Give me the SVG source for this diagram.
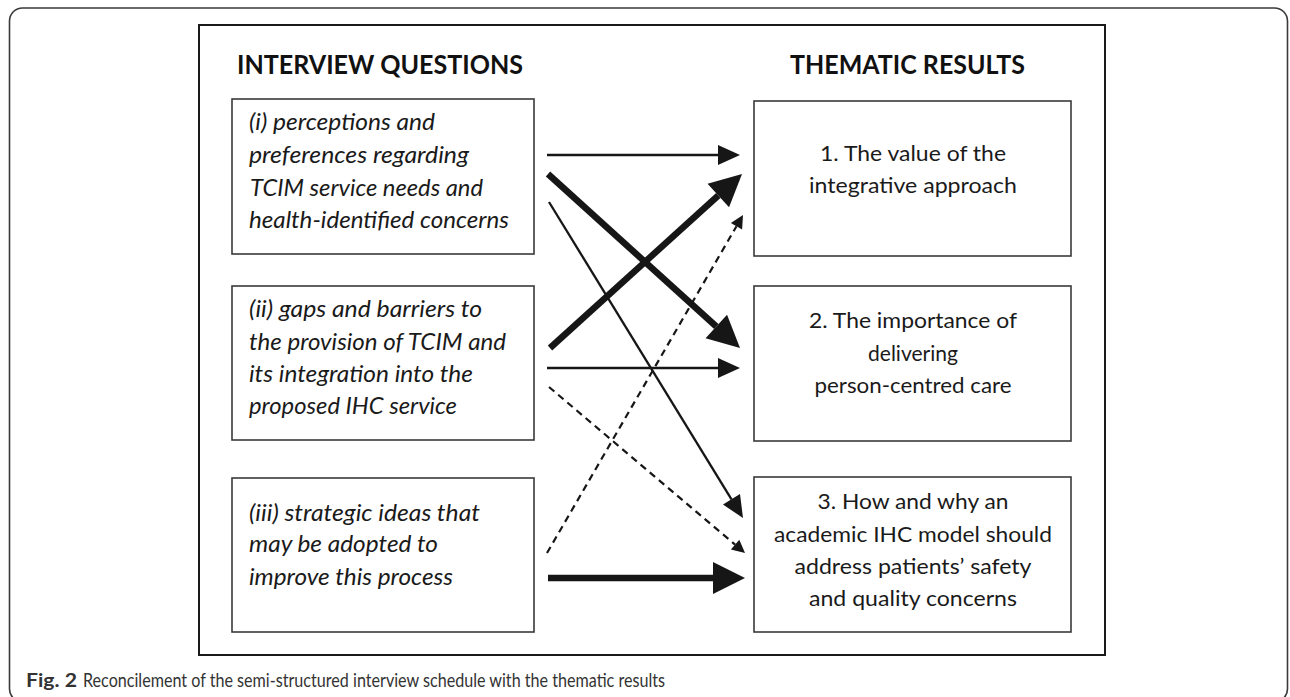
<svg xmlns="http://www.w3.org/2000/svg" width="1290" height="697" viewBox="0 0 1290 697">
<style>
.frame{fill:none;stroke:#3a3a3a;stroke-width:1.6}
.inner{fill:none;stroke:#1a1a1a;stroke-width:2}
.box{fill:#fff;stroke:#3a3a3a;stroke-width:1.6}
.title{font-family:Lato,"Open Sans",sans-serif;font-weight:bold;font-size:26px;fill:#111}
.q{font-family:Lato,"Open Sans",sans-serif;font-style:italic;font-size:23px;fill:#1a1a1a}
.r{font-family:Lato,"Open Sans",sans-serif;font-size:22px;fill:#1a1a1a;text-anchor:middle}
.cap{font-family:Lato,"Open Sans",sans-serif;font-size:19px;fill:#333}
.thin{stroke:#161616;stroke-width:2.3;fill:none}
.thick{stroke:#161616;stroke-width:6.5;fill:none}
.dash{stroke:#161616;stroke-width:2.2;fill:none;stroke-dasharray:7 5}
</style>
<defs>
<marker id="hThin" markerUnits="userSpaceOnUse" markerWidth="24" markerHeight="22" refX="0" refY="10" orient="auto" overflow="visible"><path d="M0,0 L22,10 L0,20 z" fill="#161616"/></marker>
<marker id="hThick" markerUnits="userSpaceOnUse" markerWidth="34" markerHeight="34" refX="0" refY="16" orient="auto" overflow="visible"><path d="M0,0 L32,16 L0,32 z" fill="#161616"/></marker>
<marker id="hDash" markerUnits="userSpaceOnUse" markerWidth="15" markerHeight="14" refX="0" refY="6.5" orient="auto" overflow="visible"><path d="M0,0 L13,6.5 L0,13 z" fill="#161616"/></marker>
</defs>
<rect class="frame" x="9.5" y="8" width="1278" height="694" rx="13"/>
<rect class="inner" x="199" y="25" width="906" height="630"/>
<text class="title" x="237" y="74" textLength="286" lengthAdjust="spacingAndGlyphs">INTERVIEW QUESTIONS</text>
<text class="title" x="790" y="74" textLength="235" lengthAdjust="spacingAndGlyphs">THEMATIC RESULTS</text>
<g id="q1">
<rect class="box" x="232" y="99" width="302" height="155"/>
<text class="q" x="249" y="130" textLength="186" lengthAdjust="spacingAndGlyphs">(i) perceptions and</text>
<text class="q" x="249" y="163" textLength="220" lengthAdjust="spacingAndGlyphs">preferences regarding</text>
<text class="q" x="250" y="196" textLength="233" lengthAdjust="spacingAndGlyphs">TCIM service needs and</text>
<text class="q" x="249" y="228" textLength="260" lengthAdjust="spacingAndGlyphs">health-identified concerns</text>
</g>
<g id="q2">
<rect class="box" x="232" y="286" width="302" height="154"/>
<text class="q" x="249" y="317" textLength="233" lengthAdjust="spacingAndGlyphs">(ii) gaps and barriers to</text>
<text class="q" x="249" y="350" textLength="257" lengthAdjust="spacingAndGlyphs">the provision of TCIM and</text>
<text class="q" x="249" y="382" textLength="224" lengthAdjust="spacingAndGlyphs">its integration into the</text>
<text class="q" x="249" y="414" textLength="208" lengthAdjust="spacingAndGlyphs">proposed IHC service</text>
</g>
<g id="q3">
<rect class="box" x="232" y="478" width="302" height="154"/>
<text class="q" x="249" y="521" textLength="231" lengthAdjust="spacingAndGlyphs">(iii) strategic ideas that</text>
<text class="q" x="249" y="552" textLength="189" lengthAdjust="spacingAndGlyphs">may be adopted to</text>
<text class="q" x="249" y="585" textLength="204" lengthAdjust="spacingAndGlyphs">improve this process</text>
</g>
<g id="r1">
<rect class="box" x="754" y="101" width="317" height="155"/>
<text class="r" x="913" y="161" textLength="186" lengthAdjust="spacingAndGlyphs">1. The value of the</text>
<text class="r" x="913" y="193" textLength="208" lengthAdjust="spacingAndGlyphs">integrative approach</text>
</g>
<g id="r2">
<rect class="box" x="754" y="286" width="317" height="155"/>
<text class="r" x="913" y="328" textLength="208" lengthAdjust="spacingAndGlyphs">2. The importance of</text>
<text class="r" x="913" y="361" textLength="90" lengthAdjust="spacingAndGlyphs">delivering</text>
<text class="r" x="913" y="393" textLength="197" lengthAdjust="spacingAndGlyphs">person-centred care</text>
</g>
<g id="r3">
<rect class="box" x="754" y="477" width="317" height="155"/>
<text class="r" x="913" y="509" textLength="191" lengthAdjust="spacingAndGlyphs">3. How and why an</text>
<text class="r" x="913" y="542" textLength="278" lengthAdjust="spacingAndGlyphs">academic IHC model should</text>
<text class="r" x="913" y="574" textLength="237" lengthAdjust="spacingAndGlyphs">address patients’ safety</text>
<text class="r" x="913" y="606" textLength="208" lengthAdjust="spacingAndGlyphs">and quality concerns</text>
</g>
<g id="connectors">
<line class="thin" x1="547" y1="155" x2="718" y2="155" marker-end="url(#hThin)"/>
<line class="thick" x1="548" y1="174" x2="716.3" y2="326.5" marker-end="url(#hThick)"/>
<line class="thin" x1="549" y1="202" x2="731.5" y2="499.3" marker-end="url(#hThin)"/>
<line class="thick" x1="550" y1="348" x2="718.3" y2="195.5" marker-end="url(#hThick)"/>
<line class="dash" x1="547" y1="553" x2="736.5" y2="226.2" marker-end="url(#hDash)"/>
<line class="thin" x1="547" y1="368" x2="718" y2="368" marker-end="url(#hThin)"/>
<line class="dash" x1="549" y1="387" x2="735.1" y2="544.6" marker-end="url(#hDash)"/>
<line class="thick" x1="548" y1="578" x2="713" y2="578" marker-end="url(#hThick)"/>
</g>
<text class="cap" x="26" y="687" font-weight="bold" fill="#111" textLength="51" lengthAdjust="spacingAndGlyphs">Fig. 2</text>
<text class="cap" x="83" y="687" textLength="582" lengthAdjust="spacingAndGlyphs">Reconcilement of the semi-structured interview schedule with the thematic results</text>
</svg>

■ Job: Leave out the pictures and print every line of the data exactly.

■ Reply to the task:
Give me the SVG source for this diagram.
<svg xmlns="http://www.w3.org/2000/svg" width="1290" height="697" viewBox="0 0 1290 697">
<style>
.frame{fill:none;stroke:#3a3a3a;stroke-width:1.6}
.inner{fill:none;stroke:#1a1a1a;stroke-width:2}
.box{fill:#fff;stroke:#3a3a3a;stroke-width:1.6}
.title{font-family:Lato,"Open Sans",sans-serif;font-weight:bold;font-size:26px;fill:#111}
.q{font-family:Lato,"Open Sans",sans-serif;font-style:italic;font-size:23px;fill:#1a1a1a}
.r{font-family:Lato,"Open Sans",sans-serif;font-size:22px;fill:#1a1a1a;text-anchor:middle}
.cap{font-family:Lato,"Open Sans",sans-serif;font-size:19px;fill:#333}
.thin{stroke:#161616;stroke-width:2.3;fill:none}
.thick{stroke:#161616;stroke-width:6.5;fill:none}
.dash{stroke:#161616;stroke-width:2.2;fill:none;stroke-dasharray:7 5}
</style>
<defs>
<marker id="hThin" markerUnits="userSpaceOnUse" markerWidth="24" markerHeight="22" refX="0" refY="10" orient="auto" overflow="visible"><path d="M0,0 L22,10 L0,20 z" fill="#161616"/></marker>
<marker id="hThick" markerUnits="userSpaceOnUse" markerWidth="34" markerHeight="34" refX="0" refY="16" orient="auto" overflow="visible"><path d="M0,0 L32,16 L0,32 z" fill="#161616"/></marker>
<marker id="hDash" markerUnits="userSpaceOnUse" markerWidth="15" markerHeight="14" refX="0" refY="6.5" orient="auto" overflow="visible"><path d="M0,0 L13,6.5 L0,13 z" fill="#161616"/></marker>
</defs>
<rect class="frame" x="9.5" y="8" width="1278" height="694" rx="13"/>
<rect class="inner" x="199" y="25" width="906" height="630"/>
<text class="title" x="237" y="74" textLength="286" lengthAdjust="spacingAndGlyphs">INTERVIEW QUESTIONS</text>
<text class="title" x="790" y="74" textLength="235" lengthAdjust="spacingAndGlyphs">THEMATIC RESULTS</text>
<g id="q1">
<rect class="box" x="232" y="99" width="302" height="155"/>
<text class="q" x="249" y="130" textLength="186" lengthAdjust="spacingAndGlyphs">(i) perceptions and</text>
<text class="q" x="249" y="163" textLength="220" lengthAdjust="spacingAndGlyphs">preferences regarding</text>
<text class="q" x="250" y="196" textLength="233" lengthAdjust="spacingAndGlyphs">TCIM service needs and</text>
<text class="q" x="249" y="228" textLength="260" lengthAdjust="spacingAndGlyphs">health-identified concerns</text>
</g>
<g id="q2">
<rect class="box" x="232" y="286" width="302" height="154"/>
<text class="q" x="249" y="317" textLength="233" lengthAdjust="spacingAndGlyphs">(ii) gaps and barriers to</text>
<text class="q" x="249" y="350" textLength="257" lengthAdjust="spacingAndGlyphs">the provision of TCIM and</text>
<text class="q" x="249" y="382" textLength="224" lengthAdjust="spacingAndGlyphs">its integration into the</text>
<text class="q" x="249" y="414" textLength="208" lengthAdjust="spacingAndGlyphs">proposed IHC service</text>
</g>
<g id="q3">
<rect class="box" x="232" y="478" width="302" height="154"/>
<text class="q" x="249" y="521" textLength="231" lengthAdjust="spacingAndGlyphs">(iii) strategic ideas that</text>
<text class="q" x="249" y="552" textLength="189" lengthAdjust="spacingAndGlyphs">may be adopted to</text>
<text class="q" x="249" y="585" textLength="204" lengthAdjust="spacingAndGlyphs">improve this process</text>
</g>
<g id="r1">
<rect class="box" x="754" y="101" width="317" height="155"/>
<text class="r" x="913" y="161" textLength="186" lengthAdjust="spacingAndGlyphs">1. The value of the</text>
<text class="r" x="913" y="193" textLength="208" lengthAdjust="spacingAndGlyphs">integrative approach</text>
</g>
<g id="r2">
<rect class="box" x="754" y="286" width="317" height="155"/>
<text class="r" x="913" y="328" textLength="208" lengthAdjust="spacingAndGlyphs">2. The importance of</text>
<text class="r" x="913" y="361" textLength="90" lengthAdjust="spacingAndGlyphs">delivering</text>
<text class="r" x="913" y="393" textLength="197" lengthAdjust="spacingAndGlyphs">person-centred care</text>
</g>
<g id="r3">
<rect class="box" x="754" y="477" width="317" height="155"/>
<text class="r" x="913" y="509" textLength="191" lengthAdjust="spacingAndGlyphs">3. How and why an</text>
<text class="r" x="913" y="542" textLength="278" lengthAdjust="spacingAndGlyphs">academic IHC model should</text>
<text class="r" x="913" y="574" textLength="237" lengthAdjust="spacingAndGlyphs">address patients’ safety</text>
<text class="r" x="913" y="606" textLength="208" lengthAdjust="spacingAndGlyphs">and quality concerns</text>
</g>
<g id="connectors">
<line class="thin" x1="547" y1="155" x2="718" y2="155" marker-end="url(#hThin)"/>
<line class="thick" x1="548" y1="174" x2="716.3" y2="326.5" marker-end="url(#hThick)"/>
<line class="thin" x1="549" y1="202" x2="731.5" y2="499.3" marker-end="url(#hThin)"/>
<line class="thick" x1="550" y1="348" x2="718.3" y2="195.5" marker-end="url(#hThick)"/>
<line class="dash" x1="547" y1="553" x2="736.5" y2="226.2" marker-end="url(#hDash)"/>
<line class="thin" x1="547" y1="368" x2="718" y2="368" marker-end="url(#hThin)"/>
<line class="dash" x1="549" y1="387" x2="735.1" y2="544.6" marker-end="url(#hDash)"/>
<line class="thick" x1="548" y1="578" x2="713" y2="578" marker-end="url(#hThick)"/>
</g>
<text class="cap" x="26" y="687" font-weight="bold" fill="#111" textLength="51" lengthAdjust="spacingAndGlyphs">Fig. 2</text>
<text class="cap" x="83" y="687" textLength="582" lengthAdjust="spacingAndGlyphs">Reconcilement of the semi-structured interview schedule with the thematic results</text>
</svg>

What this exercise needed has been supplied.